→ GOAL OF THE EXERCISE
Return the material word for word. Do not include the pictures.

→ SOURCE DATA
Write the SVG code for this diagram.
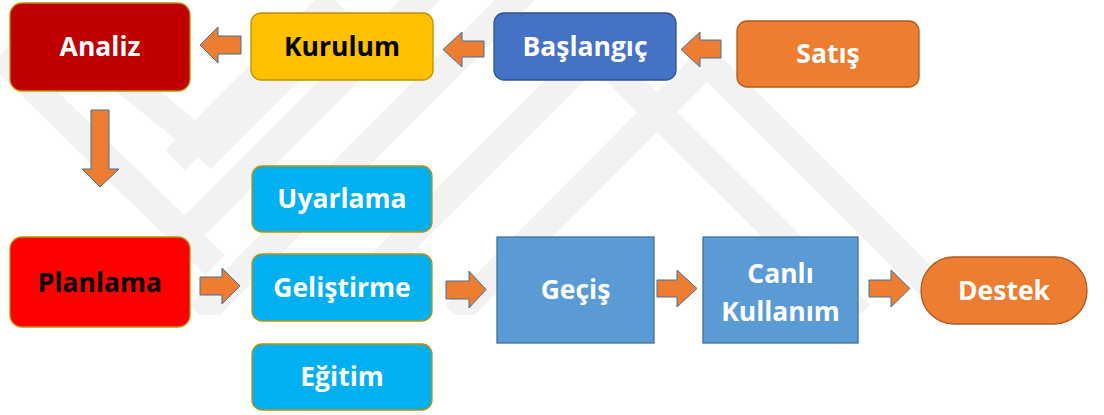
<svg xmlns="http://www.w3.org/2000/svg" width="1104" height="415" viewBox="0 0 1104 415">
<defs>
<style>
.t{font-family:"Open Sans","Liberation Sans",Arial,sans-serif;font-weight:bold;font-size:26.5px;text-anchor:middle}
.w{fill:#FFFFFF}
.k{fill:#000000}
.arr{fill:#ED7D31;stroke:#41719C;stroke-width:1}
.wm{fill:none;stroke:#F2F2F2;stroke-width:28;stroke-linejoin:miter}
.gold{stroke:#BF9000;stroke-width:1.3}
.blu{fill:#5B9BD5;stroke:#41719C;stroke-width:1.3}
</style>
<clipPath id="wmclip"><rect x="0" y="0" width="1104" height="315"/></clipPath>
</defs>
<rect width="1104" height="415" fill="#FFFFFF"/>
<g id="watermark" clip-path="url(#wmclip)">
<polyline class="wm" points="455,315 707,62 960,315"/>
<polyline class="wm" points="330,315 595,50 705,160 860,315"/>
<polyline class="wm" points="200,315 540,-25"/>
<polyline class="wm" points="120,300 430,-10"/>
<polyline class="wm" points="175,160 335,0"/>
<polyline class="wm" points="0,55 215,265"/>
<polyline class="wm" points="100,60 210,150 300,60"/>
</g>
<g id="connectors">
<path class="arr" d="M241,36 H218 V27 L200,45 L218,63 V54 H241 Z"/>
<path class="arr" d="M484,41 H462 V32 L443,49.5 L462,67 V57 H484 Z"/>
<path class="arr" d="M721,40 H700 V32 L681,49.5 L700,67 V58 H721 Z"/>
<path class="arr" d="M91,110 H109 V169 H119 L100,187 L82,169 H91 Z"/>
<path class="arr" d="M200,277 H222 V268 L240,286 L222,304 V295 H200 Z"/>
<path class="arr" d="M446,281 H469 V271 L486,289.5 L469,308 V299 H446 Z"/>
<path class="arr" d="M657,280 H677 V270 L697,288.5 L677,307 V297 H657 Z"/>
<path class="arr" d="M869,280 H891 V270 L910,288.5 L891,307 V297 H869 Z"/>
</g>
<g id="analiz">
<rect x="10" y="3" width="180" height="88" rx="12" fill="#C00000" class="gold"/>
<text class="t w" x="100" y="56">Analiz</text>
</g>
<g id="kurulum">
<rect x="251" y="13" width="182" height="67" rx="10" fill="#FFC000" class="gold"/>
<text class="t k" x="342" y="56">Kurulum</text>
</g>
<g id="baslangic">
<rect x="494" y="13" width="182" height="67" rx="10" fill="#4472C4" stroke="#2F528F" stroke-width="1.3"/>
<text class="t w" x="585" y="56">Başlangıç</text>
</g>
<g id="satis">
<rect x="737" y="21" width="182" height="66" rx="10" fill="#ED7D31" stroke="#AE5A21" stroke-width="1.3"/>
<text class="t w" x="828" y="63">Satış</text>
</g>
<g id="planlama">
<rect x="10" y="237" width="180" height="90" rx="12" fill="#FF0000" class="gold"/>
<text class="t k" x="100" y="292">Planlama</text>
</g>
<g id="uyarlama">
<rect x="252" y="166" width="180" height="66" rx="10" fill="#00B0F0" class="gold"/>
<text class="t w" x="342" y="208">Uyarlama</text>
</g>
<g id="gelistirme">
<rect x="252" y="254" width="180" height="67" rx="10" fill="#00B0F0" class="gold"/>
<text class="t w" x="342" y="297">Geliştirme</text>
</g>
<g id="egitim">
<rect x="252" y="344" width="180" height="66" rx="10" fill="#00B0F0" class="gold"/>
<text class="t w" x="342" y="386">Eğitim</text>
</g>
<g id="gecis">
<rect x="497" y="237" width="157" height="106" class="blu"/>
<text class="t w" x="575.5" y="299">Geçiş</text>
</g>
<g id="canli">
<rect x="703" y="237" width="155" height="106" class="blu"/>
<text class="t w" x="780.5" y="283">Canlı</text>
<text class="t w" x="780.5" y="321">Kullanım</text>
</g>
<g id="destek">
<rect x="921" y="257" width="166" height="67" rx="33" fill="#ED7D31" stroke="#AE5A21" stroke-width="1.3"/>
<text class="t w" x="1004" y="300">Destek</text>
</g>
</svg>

→ FINAL RESULT
Write the SVG code for this diagram.
<svg xmlns="http://www.w3.org/2000/svg" width="1104" height="415" viewBox="0 0 1104 415">
<defs>
<style>
.t{font-family:"Open Sans","Liberation Sans",Arial,sans-serif;font-weight:bold;font-size:26.5px;text-anchor:middle}
.w{fill:#FFFFFF}
.k{fill:#000000}
.arr{fill:#ED7D31;stroke:#41719C;stroke-width:1}
.wm{fill:none;stroke:#F2F2F2;stroke-width:28;stroke-linejoin:miter}
.gold{stroke:#BF9000;stroke-width:1.3}
.blu{fill:#5B9BD5;stroke:#41719C;stroke-width:1.3}
</style>
<clipPath id="wmclip"><rect x="0" y="0" width="1104" height="315"/></clipPath>
</defs>
<rect width="1104" height="415" fill="#FFFFFF"/>
<g id="watermark" clip-path="url(#wmclip)">
<polyline class="wm" points="455,315 707,62 960,315"/>
<polyline class="wm" points="330,315 595,50 705,160 860,315"/>
<polyline class="wm" points="200,315 540,-25"/>
<polyline class="wm" points="120,300 430,-10"/>
<polyline class="wm" points="175,160 335,0"/>
<polyline class="wm" points="0,55 215,265"/>
<polyline class="wm" points="100,60 210,150 300,60"/>
</g>
<g id="connectors">
<path class="arr" d="M241,36 H218 V27 L200,45 L218,63 V54 H241 Z"/>
<path class="arr" d="M484,41 H462 V32 L443,49.5 L462,67 V57 H484 Z"/>
<path class="arr" d="M721,40 H700 V32 L681,49.5 L700,67 V58 H721 Z"/>
<path class="arr" d="M91,110 H109 V169 H119 L100,187 L82,169 H91 Z"/>
<path class="arr" d="M200,277 H222 V268 L240,286 L222,304 V295 H200 Z"/>
<path class="arr" d="M446,281 H469 V271 L486,289.5 L469,308 V299 H446 Z"/>
<path class="arr" d="M657,280 H677 V270 L697,288.5 L677,307 V297 H657 Z"/>
<path class="arr" d="M869,280 H891 V270 L910,288.5 L891,307 V297 H869 Z"/>
</g>
<g id="analiz">
<rect x="10" y="3" width="180" height="88" rx="12" fill="#C00000" class="gold"/>
<text class="t w" x="100" y="56">Analiz</text>
</g>
<g id="kurulum">
<rect x="251" y="13" width="182" height="67" rx="10" fill="#FFC000" class="gold"/>
<text class="t k" x="342" y="56">Kurulum</text>
</g>
<g id="baslangic">
<rect x="494" y="13" width="182" height="67" rx="10" fill="#4472C4" stroke="#2F528F" stroke-width="1.3"/>
<text class="t w" x="585" y="56">Başlangıç</text>
</g>
<g id="satis">
<rect x="737" y="21" width="182" height="66" rx="10" fill="#ED7D31" stroke="#AE5A21" stroke-width="1.3"/>
<text class="t w" x="828" y="63">Satış</text>
</g>
<g id="planlama">
<rect x="10" y="237" width="180" height="90" rx="12" fill="#FF0000" class="gold"/>
<text class="t k" x="100" y="292">Planlama</text>
</g>
<g id="uyarlama">
<rect x="252" y="166" width="180" height="66" rx="10" fill="#00B0F0" class="gold"/>
<text class="t w" x="342" y="208">Uyarlama</text>
</g>
<g id="gelistirme">
<rect x="252" y="254" width="180" height="67" rx="10" fill="#00B0F0" class="gold"/>
<text class="t w" x="342" y="297">Geliştirme</text>
</g>
<g id="egitim">
<rect x="252" y="344" width="180" height="66" rx="10" fill="#00B0F0" class="gold"/>
<text class="t w" x="342" y="386">Eğitim</text>
</g>
<g id="gecis">
<rect x="497" y="237" width="157" height="106" class="blu"/>
<text class="t w" x="575.5" y="299">Geçiş</text>
</g>
<g id="canli">
<rect x="703" y="237" width="155" height="106" class="blu"/>
<text class="t w" x="780.5" y="283">Canlı</text>
<text class="t w" x="780.5" y="321">Kullanım</text>
</g>
<g id="destek">
<rect x="921" y="257" width="166" height="67" rx="33" fill="#ED7D31" stroke="#AE5A21" stroke-width="1.3"/>
<text class="t w" x="1004" y="300">Destek</text>
</g>
</svg>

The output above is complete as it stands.